Mushrooms in my yard

Asked December 28, 2020, 5:34 PM EST

Found an unusual mushroom (at least I think it is) in our yard. It’s mainly in grassy areas and some in just plantings. It’s really dense and firmly into the ground. Know what it might be and any advice? Thank you.

Multnomah County Oregon

1 Response

Greetings,

Thank you for reaching out to Extension Services, unfortunately, we don't have any experts in our system that can ID mushrooms - our Master Gardener programs also are not able to ID mushrooms. We generally recommend that you contact a local mycological society. In your area, your statewide Mycological Society has resources for identification, you can find them here, scroll down to Guidebooks and Eating Wild Mushrooms https://www.wildmushrooms.org/

Like Extension, The Oregon Mycological Society doesn’t identify mushrooms for the public via email or its website. (It’s too easy to get wrong from just photos, and there are liability issues.) You may be able to get help by posting photos on web sites like:
Facebook Pacific Northwest Mushroom Identification Forum
iNaturalist
Mushroom Observer
(Neither OMS nor Extension are associated with these sites. The identifications they offer may be inaccurate.)
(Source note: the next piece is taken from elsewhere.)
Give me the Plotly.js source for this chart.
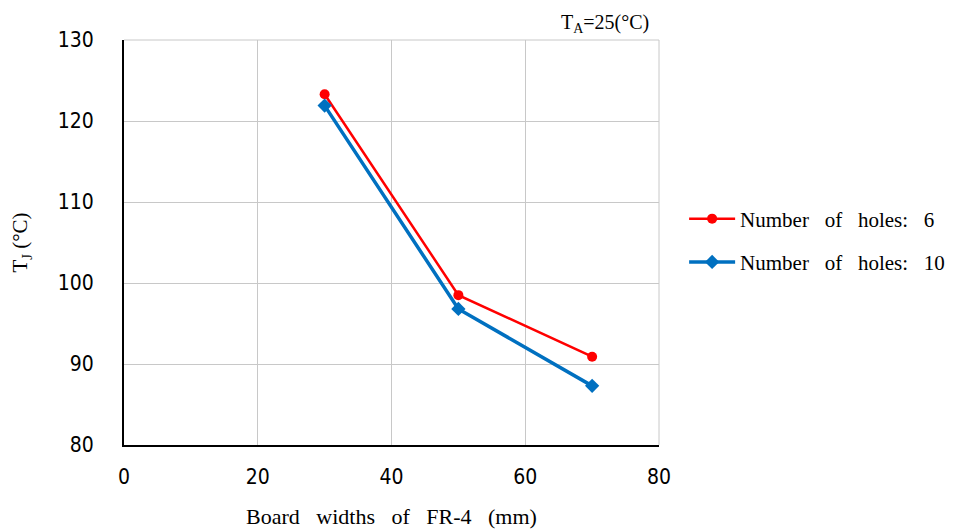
<!DOCTYPE html>
<html>
<head>
<meta charset="utf-8">
<script src="https://cdn.plot.ly/plotly-3.0.1.min.js"></script>
<style>html,body{margin:0;padding:0;background:#fff;}#chart{width:961px;height:529px;}</style>
</head>
<body>
<div id="chart"></div>
<script>
const boardWidths = [30, 50, 70];
const holes6 = [123.3, 98.5, 90.9];
const holes10 = [121.9, 96.8, 87.3];
const seriesNames = ["Number&nbsp;&nbsp; of&nbsp;&nbsp; holes:&nbsp;&nbsp; 6", "Number&nbsp;&nbsp; of&nbsp;&nbsp; holes:&nbsp;&nbsp; 10"];
const xTicks = [0, 20, 40, 60, 80];
const yTicks = [80, 90, 100, 110, 120, 130];

const traces = [
  {x: boardWidths, y: holes6, name: seriesNames[0], legendgroup: "a", mode: "lines+markers",
   line: {color: "#FF0000", width: 2.5}, marker: {symbol: "circle", size: 10, color: "#FF0000"}},
  {x: boardWidths, y: holes10, name: seriesNames[1], legendgroup: "b", mode: "lines+markers",
   line: {color: "#0070C0", width: 3.5}, marker: {symbol: "diamond", size: 11, color: "#0070C0"}}
];

const layout = {
  width: 961, height: 529,
  margin: {l: 124, r: 301, t: 40, b: 84},
  paper_bgcolor: "#fff", plot_bgcolor: "#fff",
  showlegend: true,
  legend: {x: 1.045, y: 0.505, xanchor: "left", yanchor: "middle", itemwidth: 46,
    font: {family: "Liberation Serif", size: 21, color: "#000"}, tracegroupgap: 13},
  xaxis: {range: [0, 80], tickvals: xTicks, showgrid: true, gridcolor: "#c8c8c8", gridwidth: 1,
    zeroline: false, showline: true, linecolor: "#000", linewidth: 2, ticks: "", ticklabelstandoff: 12,
    tickfont: {family: "DejaVu Sans Condensed", size: 21, color: "#000"},
    title: {text: "Board&nbsp;&nbsp; widths&nbsp;&nbsp; of&nbsp;&nbsp; FR-4&nbsp;&nbsp; (mm)", font: {family: "Liberation Serif", size: 22, color: "#000"}, standoff: 20}},
  yaxis: {range: [80, 130], tickvals: yTicks, showgrid: true, gridcolor: "#c8c8c8", gridwidth: 1,
    zeroline: false, showline: true, linecolor: "#000", linewidth: 2, ticks: "", ticklabelstandoff: 24,
    tickfont: {family: "DejaVu Sans Condensed", size: 21, color: "#000"},
    title: {text: "T<sub>J</sub> (°C)", font: {family: "Liberation Serif", size: 21, color: "#000"}, standoff: 24}},
  shapes: [
    {type: "line", xref: "paper", yref: "paper", x0: 0, x1: 1, y0: 1, y1: 1, line: {color: "#c8c8c8", width: 1}},
    {type: "line", xref: "paper", yref: "paper", x0: 1, x1: 1, y0: 0, y1: 1, line: {color: "#c8c8c8", width: 1}}
  ],
  annotations: [
    {xref: "paper", yref: "paper", x: 0.985, y: 1.005, xanchor: "right", yanchor: "bottom", showarrow: false,
     text: "T<sub>A</sub>=25(°C)", font: {family: "Liberation Serif", size: 20, color: "#000"}}
  ]
};

Plotly.newPlot("chart", traces, layout, {displayModeBar: false, staticPlot: true});
</script>
</body>
</html>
Fungi can grow on decomposing organic matter like roots or tree stumps left in a lawn after the tree is removed. Fungi that decompose organic matter like old wood are most likely harmless to grass, but if you have kids or pets playing on the grass you may wish to remove the mushrooms since some mushrooms may be toxic if eaten. The University of California has some suggestions for fungi that are growing from organic matter:

"Mushrooms found in lawns often develop from buried scraps of construction lumber, dead tree roots, or other organic matter. The fungi that produce these mushrooms are beneficial, because they decompose organic matter in the soil, making nutrients available to other plants. These mushrooms are usually harmless to grasses, but some people consider them unsightly or want to get rid of them because young children play in the area. Remove mushrooms growing from buried wood or roots by picking the mushrooms as they appear or by digging out the wood.

Sometimes you can eliminate mushrooms growing from organic matter or hasten decomposition of organic matter by applying nitrogen fertilizer at a rate of 1 pound of actual nitrogen per 1,000 square feet of lawn. The nitrogen should be readily available and not a slow-release or water-insoluble formulation. Examples include 5 pounds of ammonium sulfate (21-0-0) or special lawn fertilizers such as 6 pounds of 16-6-8 or 4 pounds of 27-3-4 per 1,000 square feet of lawn. Fertilization hastens decomposition of organic matter." http://ipm.ucanr.edu/PMG/PESTNOTES/pn74100.html

I hope that suggestion helps you decide if you need to remove these fungi and if so what steps to take. Please reach out if we can help you further.